# Memory upgrade on Dell Inspiron 640m



## jmcarrillo (Oct 9, 2008)

I really need to upgrade the memory, here's the question:

My laptop came with 512Mb of memory, when I opened it up I saw a 128Mb card, where's the other 128Mb of memory and can I simply by a 1Gb or 2Gb card and install it? What kind DDR or DDR2 and what speed 533Mhz or 667Mhz??


----------



## TyDeacon (Aug 11, 2007)

What does it say on the stick of RAM?


----------



## jmcarrillo (Oct 9, 2008)

The only thing I recognised was 128Mb, the other numbers didn't look like a a speed or the memory type


----------



## TyDeacon (Aug 11, 2007)

Have you tried going to Dell's web site and finding the specs there?


----------



## jmcarrillo (Oct 9, 2008)

know now that it's DDR2 but it doesn't say anything about the speed for the memory


----------



## JB747 (Oct 25, 2008)

Go to Dell's web site, and start a chat in technical support. Tell them what you want to do, they will ask you for you "Service Tag Number", and assuming nothing has change since you purchased your computer, from that number they will be able to tell you how much ram you can install, how many banks there are, what type of ram, and so on. Hope this helps

PS. fyi.
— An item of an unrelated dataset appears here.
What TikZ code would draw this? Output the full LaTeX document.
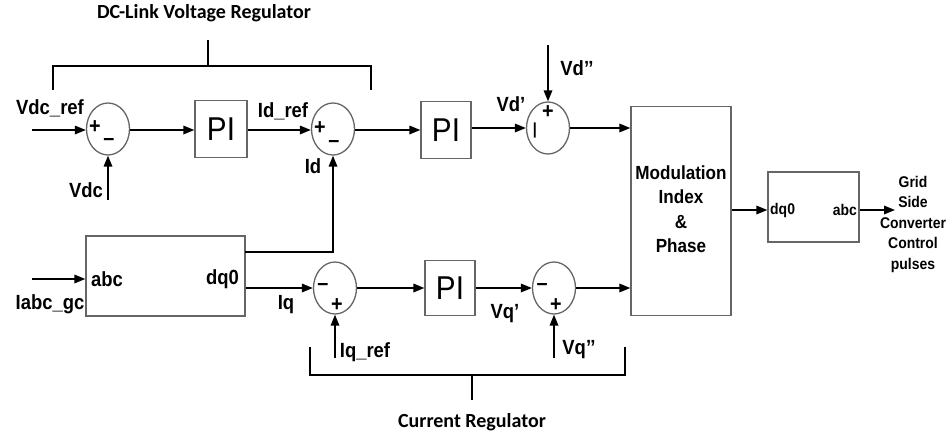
\documentclass[tikz,border=0pt]{standalone}
\usepackage{fontspec}
\setmainfont{Liberation Sans}[FakeStretch=0.9]
\newfontfamily\titlefont{Carlito}
\usetikzlibrary{shapes.geometric,arrows.meta}
\tikzset{
  sig/.style={line width=1.7pt,draw=black},
  arr/.style={sig,-{Triangle[length=11pt,width=8.5pt]}},
  blk/.style={draw=black!60,line width=1.3pt,fill=white,inner sep=0pt},
  sumnode/.style={ellipse,draw=black!60,line width=1.3pt,minimum width=43pt,minimum height=52pt,inner sep=0pt},
  brk/.style={line width=2.6pt,draw=black},
  lbl/.style={font=\fontsize{20.5}{22}\selectfont\bfseries,inner sep=0pt},
  smlbl/.style={font=\fontsize{15.5}{17}\selectfont\bfseries,inner sep=0pt},
  sgn/.style={font=\fontsize{22}{24}\selectfont\bfseries,inner sep=0pt},
  pitxt/.style={font=\fontsize{33}{35}\selectfont},
  ttl/.style={font=\titlefont\fontsize{20}{22}\selectfont\bfseries,inner sep=0pt}
}
\begin{document}
\begin{tikzpicture}[x=1pt,y=-1pt]
\useasboundingbox (0,0) rectangle (952,444);
% titles
\node[ttl] (t1) at (204,13) {DC-Link Voltage Regulator};
\node[ttl] (t2) at (472,422) {Current Regulator};
% brackets
\coordinate (b1s) at (208,40);
\coordinate (b1m) at (208,66);
\coordinate (b1l) at (53,90);
\coordinate (b1r) at (371,90);
\draw[brk] (b1s) -- (b1m);
\draw[brk] (b1l) |- (b1m) -| (b1r);
\coordinate (b2s) at (472,400);
\coordinate (b2m) at (472,375);
\coordinate (b2l) at (310,347);
\coordinate (b2r) at (625,347);
\draw[brk] (b2s) -- (b2m);
\draw[brk] (b2l) |- (b2m) -| (b2r);
% blocks
\node[sumnode] (s1) at (108,129) {};
\node[blk,minimum width=52pt,minimum height=57pt] (pi1) at (221,129) {};
\node[pitxt] at (pi1) {PI};
\node[sumnode] (s2) at (333,129) {};
\node[blk,minimum width=50pt,minimum height=57pt] (pi2) at (446,130) {};
\node[pitxt] at (pi2) {PI};
\node[sumnode] (s3) at (548,128) {};
\node[blk,minimum width=100pt,minimum height=209pt] (mod) at (681,211) {};
\node[font=\fontsize{19}{24.5}\selectfont\bfseries,align=center] at (681,209) {Modulation\\Index\\\&\\Phase};
\node[blk,minimum width=91pt,minimum height=70pt] (c2) at (813.5,207) {};
\node[smlbl,anchor=west] at (770,210) {dq0};
\node[smlbl,anchor=east] at (857,210) {abc};
\node[blk,minimum width=159pt,minimum height=80pt] (c1) at (165.5,276) {};
\node[lbl,anchor=west] at (91,279) {abc};
\node[lbl,anchor=east] at (239,279) {dq0};
\node[sumnode] (s4) at (335,288) {};
\node[blk,minimum width=50pt,minimum height=55pt] (pi3) at (450,288) {};
\node[pitxt] at (pi3) {PI};
\node[sumnode] (s5) at (554,288) {};
% signs
\node[sgn] at (95,127) {+};
\node[sgn] at (109,142) {–};
\node[sgn] at (320,128) {+};
\node[sgn] at (334,144) {–};
\node[sgn] at (548,112) {+};
\node[sgn,font=\fontsize{16}{18}\selectfont\bfseries] at (535,130) {|};
\node[sgn] at (323,287) {–};
\node[sgn] at (337,305) {+};
\node[sgn] at (542,287) {–};
\node[sgn] at (556,305) {+};
% inputs
\coordinate (vdcrefin) at (32,130);
\coordinate (vdcin) at (108,200);
\coordinate (vddin) at (548,45);
\coordinate (iabcin) at (32,279);
\coordinate (iqrefin) at (335,358);
\coordinate (vqqin) at (554,358);
\coordinate (idtap) at (245,252);
\coordinate (outend) at (895,210);
% connectors
\draw[arr] (vdcrefin) -- (s1.west |- vdcrefin);
\draw[arr] (vdcin) -- (s1.south);
\draw[arr] (s1.east |- vdcrefin) -- (pi1.west |- vdcrefin);
\draw[arr] (pi1.east |- vdcrefin) -- (s2.west |- vdcrefin);
\draw[arr] (idtap) -| (s2.south);
\draw[arr] (s2.east |- vdcrefin) -- (pi2.west |- vdcrefin);
\draw[arr] (pi2.east |- s3) -- (s3.west);
\draw[arr] (vddin) -- (s3.north);
\draw[arr] (s3.east) -- (mod.west |- s3);
\draw[arr] (iabcin) -- (c1.west |- iabcin);
\draw[arr] (c1.east |- s4) -- (s4.west);
\draw[arr] (iqrefin) -- (s4.south);
\draw[arr] (s4.east) -- (pi3.west |- s4);
\draw[arr] (pi3.east |- s5) -- (s5.west);
\draw[arr] (vqqin) -- (s5.south);
\draw[arr] (s5.east) -- (mod.west |- s5);
\draw[arr] (mod.east |- outend) -- (c2.west |- outend);
\draw[arr] (c2.east |- outend) -- (outend);
% labels
\node[lbl] (l1) at (50,108) {Vdc\_ref};
\node[lbl] (l2) at (86,190) {Vdc};
\node[lbl] (l3) at (283,111) {Id\_ref};
\node[lbl] (l4) at (313,166) {Id};
\node[lbl] (l5) at (511,104) {Vd’};
\node[lbl] (l6) at (577,68) {Vd’’};
\node[lbl] (l7) at (50,304) {Iabc\_gc};
\node[lbl] (l8) at (286,305) {Iq};
\node[lbl] (l9) at (365,352) {Iq\_ref};
\node[lbl] (l10) at (505,314) {Vq’};
\node[lbl] (l11) at (579,350) {Vq’’};
\node[align=center,font=\fontsize{15.5}{20.5}\selectfont\bfseries,inner sep=0pt] (l12) at (913,224) {Grid\\Side\\Converter\\Control\\pulses};
\end{tikzpicture}
\end{document}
Your "Service Tag Number" can be found on the bottom of your laptop.


----------



## Hypernikao (Mar 21, 2009)

These links might be helpfull

Dell Inspiron 640m Manual - starting page 115 on memory
http://support.dell.com/support/edocs/systems/ins640m/en/om/YF920A01.pdf

Memory for Dell Inspiron 640m 
http://www.memorystock.com/memory/DellInspiron640m.html
http://www.memoryc.com/computermemory/ddr2sodimm/4gbgskill667pc25300kit.html
http://www.laptopmemoryupgrade.com/memory/DellInspiron640mMemory.html
http://www.dellmemoryram.com/dell-laptop-ram/DellInspiron640m.html

Has anybody succeeded in upgrading the 640m to 4GB?

¡Hypernikao!


----------